When a company has a sound business model, investment will come from the private market. When bureaucrats think they know better, it typically does not end well.

This is basic common sense. If the money being given is strictly to advance research into solar technology, then there are much better avenues then privately-owned corporate entities that claim to seek a profit. I’d imagine there are universities all across the country who would have done much better with that $780 million. Even if their research leads to dead ends, the losses are minimal compared to the bankruptcy of a Solyndra.

There you go, tomndebbing again.

Let’s me reformulate this. I have two proposal :

-we, the people, in spending our own money, have no problem doing so, or :

-the government, in spending its own money, has no problem doing so.
Your government isn’t some mysterious and nefarious external entity. It’s the people you have picked to manage the common purse, and to make decisions and in particular to decide what risks to take with the money.
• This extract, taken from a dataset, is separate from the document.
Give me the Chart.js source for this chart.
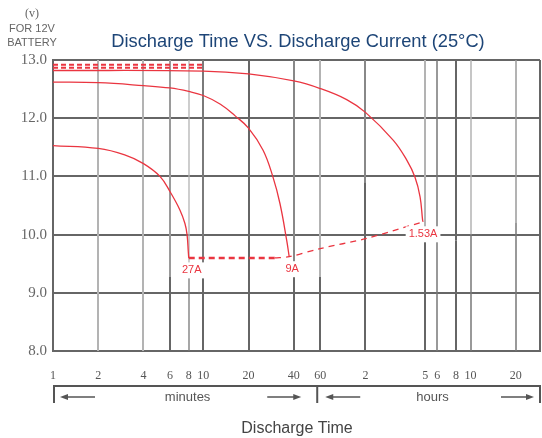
<!DOCTYPE html>
<html>
<head>
<meta charset="utf-8">
<script src="https://cdn.jsdelivr.net/npm/chart.js@4/dist/chart.umd.min.js"></script>
<style>
  html, body { margin: 0; padding: 0; background: #fff; }
  canvas { display: block; }
</style>
</head>
<body>
<canvas id="chart" width="542" height="438"></canvas>
<script>
// Discharge time (minutes, log axis) vs terminal voltage
const tickValues = [1, 2, 4, 6, 8, 10, 20, 40, 60, 120, 300, 360, 480, 600, 1200, 1740];
const tickLabels = ['1', '2', '4', '6', '8', '10', '20', '40', '60', '2', '5', '6', '8', '10', '20', ''];
const yTicks = [8, 9, 10, 11, 12, 13];

const curve27A = [[1, 11.53], [2, 11.48], [3, 11.37], [4, 11.22], [5.15, 11.0], [6, 10.74], [7, 10.42], [7.55, 10.19], [7.8, 10.0], [7.95, 9.7], [8.0, 9.6]];
const curve9A = [[1, 12.62], [2, 12.61], [4, 12.56], [6, 12.52], [8, 12.46], [10, 12.39], [13, 12.24], [16.3, 12.04], [20, 11.83], [25, 11.45], [29, 11.0], [32.4, 10.53], [35.9, 9.9], [37.3, 9.62]];
const curve153A = [[1, 12.82], [10, 12.81], [20, 12.76], [40, 12.64], [60, 12.51], [90, 12.32], [120, 12.1], [184, 11.62], [226, 11.28], [256, 10.99], [277, 10.65], [288, 10.25], [290, 10.22]];
const topDashA = [[1, 12.92], [10, 12.92]];
const topDashB = [[1, 12.865], [10, 12.865]];
const endLineThick = [[8, 9.6], [30, 9.6]];
const endLineThin = [[30, 9.6], [37.3, 9.62], [60, 9.76], [120, 9.93], [290, 10.22]];
const currentLabels = ['27A', '9A', '1.53A'];

const RED = '#ea3540';
const pts = arr => arr.map(p => ({ x: p[0], y: p[1] }));

// vertical grid look: [upper colour, lower colour, width, voltage where lower part starts]
const vGridStyle = {
  1: ['#666', '#666', 2, 9.27],
  2: ['#b3b3b3', '#b3b3b3', 2, 9.27],
  4: ['#b3b3b3', '#b3b3b3', 2, 9.27],
  6: ['#9a9a9a', '#666', 2, 9.27],
  8: ['#b3b3b3', '#777', 1.3, 9.27],
  10: ['#7a7a7a', '#666', 2, 9.27],
  20: ['#666', '#666', 2, 9.27],
  40: ['#888', '#666', 2, 9.27],
  60: ['#b3b3b3', '#666', 2, 9.27],
  120: ['#888', '#666', 2, 10.9],
  300: ['#b3b3b3', '#666', 2, 9.9],
  360: ['#777', '#777', 1.5, 9.9],
  480: ['#666', '#666', 2, 9.9],
  600: ['#b3b3b3', '#777', 1.5, 10.0],
  1200: ['#9a9a9a', '#777', 1.5, 10.2],
  1740: ['#666', '#666', 2, 9.27]
};

const vGridPlugin = {
  id: 'vGrid',
  beforeDatasetsDraw(chart) {
    const { ctx, chartArea, scales: { x, y } } = chart;
    ctx.save();
    tickValues.forEach(v => {
      const st = vGridStyle[v];
      const px = Math.round(x.getPixelForValue(v));
      const split = y.getPixelForValue(st[3]);
      ctx.lineWidth = st[2];
      ctx.strokeStyle = st[0];
      ctx.beginPath();
      ctx.moveTo(px, chartArea.top);
      ctx.lineTo(px, split);
      ctx.stroke();
      ctx.strokeStyle = st[1];
      ctx.beginPath();
      ctx.moveTo(px, split);
      ctx.lineTo(px, chartArea.bottom);
      ctx.stroke();
    });
    ctx.restore();
  }
};

function arrow(ctx, x1, x2, y) {
  // arrow pointing from x1 towards x2
  const dir = Math.sign(x2 - x1);
  ctx.beginPath();
  ctx.moveTo(x1, y);
  ctx.lineTo(x2 - dir * 6, y);
  ctx.stroke();
  ctx.beginPath();
  ctx.moveTo(x2, y);
  ctx.lineTo(x2 - dir * 8, y - 3);
  ctx.lineTo(x2 - dir * 8, y + 3);
  ctx.closePath();
  ctx.fill();
}

const decorPlugin = {
  id: 'decor',
  afterDraw(chart) {
    const { ctx, chartArea, scales: { x, y } } = chart;
    ctx.save();

    // title
    ctx.fillStyle = '#1d4577';
    ctx.font = '18.3px "Liberation Sans", Arial, sans-serif';
    ctx.textAlign = 'center';
    ctx.textBaseline = 'middle';
    ctx.fillText('Discharge Time VS. Discharge Current (25\u00B0C)', 298, 42);

    // unit note top-left
    ctx.fillStyle = '#666';
    ctx.font = '12px "Liberation Serif", serif';
    ctx.fillText('(v)', 32, 14);
    ctx.font = '11px "Liberation Sans", Arial, sans-serif';
    ctx.fillText('FOR 12V', 32, 29);
    ctx.fillText('BATTERY', 32, 43);

    // current labels at the end of each curve
    const ends = [curve27A[curve27A.length - 1], curve9A[curve9A.length - 1], curve153A[curve153A.length - 1]];
    ctx.font = '11px "Liberation Sans", Arial, sans-serif';
    ends.forEach((p, i) => {
      const px = x.getPixelForValue(p[0]) + (i < 2 ? 3 : 0);
      const py = y.getPixelForValue(p[1]) + 12.5;
      const w = ctx.measureText(currentLabels[i]).width + 6;
      ctx.fillStyle = '#fff';
      ctx.fillRect(px - w / 2, py - 8, w, 16);
      ctx.fillStyle = RED;
      ctx.fillText(currentLabels[i], px, py);
    });

    // minutes / hours bracket
    const left = chartArea.left + 1;
    const right = chartArea.right;
    const mid = x.getPixelForValue(60) - 3;
    const by = 386, bb = 403, ay = 397;
    ctx.strokeStyle = '#555';
    ctx.fillStyle = '#555';
    ctx.lineWidth = 2;
    ctx.beginPath();
    ctx.moveTo(left, bb); ctx.lineTo(left, by); ctx.lineTo(right, by); ctx.lineTo(right, bb);
    ctx.moveTo(mid, by); ctx.lineTo(mid, bb);
    ctx.stroke();
    ctx.lineWidth = 1.5;
    arrow(ctx, left + 41, left + 6, ay);
    arrow(ctx, mid - 50, mid - 16, ay);
    arrow(ctx, mid + 43, mid + 8, ay);
    arrow(ctx, right - 39, right - 6, ay);

    ctx.font = '13px "Liberation Sans", Arial, sans-serif';
    ctx.fillText('minutes', (left + mid) / 2 + 2, ay);
    ctx.fillText('hours', (mid + right) / 2 + 4, ay);

    ctx.fillStyle = '#444';
    ctx.font = '16px "Liberation Sans", Arial, sans-serif';
    ctx.fillText('Discharge Time', 297, 429);
    ctx.restore();
  }
};

const ctx = document.getElementById('chart').getContext('2d');
new Chart(ctx, {
  type: 'line',
  data: {
    datasets: [
      { data: pts(topDashA), borderColor: RED, borderWidth: 2, borderDash: [5, 3], tension: 0 },
      { data: pts(topDashB), borderColor: RED, borderWidth: 2, borderDash: [5, 3], tension: 0 },
      { data: pts(curve153A), borderColor: RED, borderWidth: 1.3, tension: 0.4 },
      { data: pts(curve9A), borderColor: RED, borderWidth: 1.3, tension: 0.4 },
      { data: pts(curve27A), borderColor: RED, borderWidth: 1.3, tension: 0.4 },
      { data: pts(endLineThick), borderColor: RED, borderWidth: 2.5, borderDash: [6, 4], tension: 0 },
      { data: pts(endLineThin), borderColor: RED, borderWidth: 1.3, borderDash: [6, 5], tension: 0.3 }
    ]
  },
  options: {
    responsive: false,
    animation: false,
    events: [],
    layout: { padding: { top: 60, right: 2, left: 0, bottom: 0 } },
    elements: { point: { radius: 0 }, line: { fill: false } },
    plugins: { legend: { display: false }, tooltip: { enabled: false }, title: { display: false } },
    scales: {
      x: {
        type: 'logarithmic',
        min: 1,
        max: 1740,
        afterBuildTicks: s => { s.ticks = tickValues.map(v => ({ value: v })); },
        afterFit: s => { s.height = 87; s.paddingLeft = 0; s.paddingRight = 0; },
        grid: { display: false },
        border: { display: true, color: '#666', width: 2 },
        ticks: {
          autoSkip: false,
          maxRotation: 0,
          padding: 10,
          color: '#555',
          font: { family: '"Liberation Serif", serif', size: 12 },
          callback: (v, i) => tickLabels[i]
        }
      },
      y: {
        min: 8,
        max: 13,
        afterBuildTicks: s => { s.ticks = yTicks.map(v => ({ value: v })); },
        afterFit: s => { s.width = 53; s.paddingTop = 0; s.paddingBottom = 0; },
        grid: { color: '#666', lineWidth: 2, drawTicks: false },
        border: { color: '#666', width: 2 },
        ticks: {
          padding: 6,
          color: '#666',
          font: { family: '"Liberation Serif", serif', size: 15 },
          callback: v => v.toFixed(1)
        }
      }
    }
  },
  plugins: [vGridPlugin, decorPlugin]
});
</script>
</body>
</html>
We’re talking about the federal government spending money from the general fund, which means income taxes. In that case, even if it’s the voters, it’s still mostly people spending money that comes from other people not from themselves.

Then why was Tesla forced to get government loans? Where was private investment? Their business model seems to have worked out OK.

There’s not a “tremendous amount of private money” in Cleantech. Private investors were hugely burned by big investments they made in the mid 2000s which spectacularly failed to pan out and started to rapidly pull out of the market in the early 2010s as they realized cleantech had a time horizon longer than the 10 years VCs typically allocate.

In 2012, private investment actually dropped from $9.6B to $6.5B. In the meantime, government investments in cleantech peaked at $44B in 2009, dropping to $31B in 2012, dwarfing the role of private money.

VCs are slowly climbing back into Cleantech but it’s still far harder to find money than during the mini-boom around 2006 - 2008.

OK, this irritates me. Both you and JT upthread seemed to believe I was in some way focused on Solyndra. I was not. Instead I was focusing on process and systems.

By focusing on Solyndra - as both the OP and commentators have done and as you seem to do here - is to deny the very existence of the real issue: the process, the system by which government can allocate dollars to support new business should that be determined to be a good thing.

Again, government picks winners and losers all the time even going back to competing groups applying for statehood back in the 1800s. You think it didn’t pick a winner when West Virginia had its whirlwind romance with admission to the union? What about in the immigration process? Hell, there used to be quotas from each nation for immigration. That’s picking winners and losers as explicitly as it could possibly be.

So stop looking at the specific as if you were picking fights. Instead focus on the concepts behind governments and don’t let media waste your time.

In that case, you should hot have said this:

Even so, I don’t see how my post (which never mentions Solyndra) is not about the process. It was.

Time to preach, let me roll out my Port-a-Pulpit…

Clean, green energy may be possible, may not be. We don’t know, but we damned sure ought to! We swim in a sea of energy, we can’t tap it? We can’t utilize it? Fucking algae can, we can’t? We may be one Einstein, one Tesla away from the breakthrough for clean, green and abundant energy. How stupid would we have to be not to go for it? Dumber than algae.

Maybe it isn’t possible. But commercially manufactured solar power is happening now. How long ago was it when that was considered impossible? Having started, what is going to stop us?

And I want it to be us. The Americans, who put the footprints on the moon. As a red-blooded, flag-waving, all American radical lefty I say: if not us, who? If not now, when? We either do it, and lead the world, or they do it, and we follow. And sell it to us, who ought to be selling it to them!

Compared to the prospect of clean green energy, fifty Solyndras going totally belly-up is piddling, chump change, no more than a couple of sheets from a roll of Dollar Store toilet paper!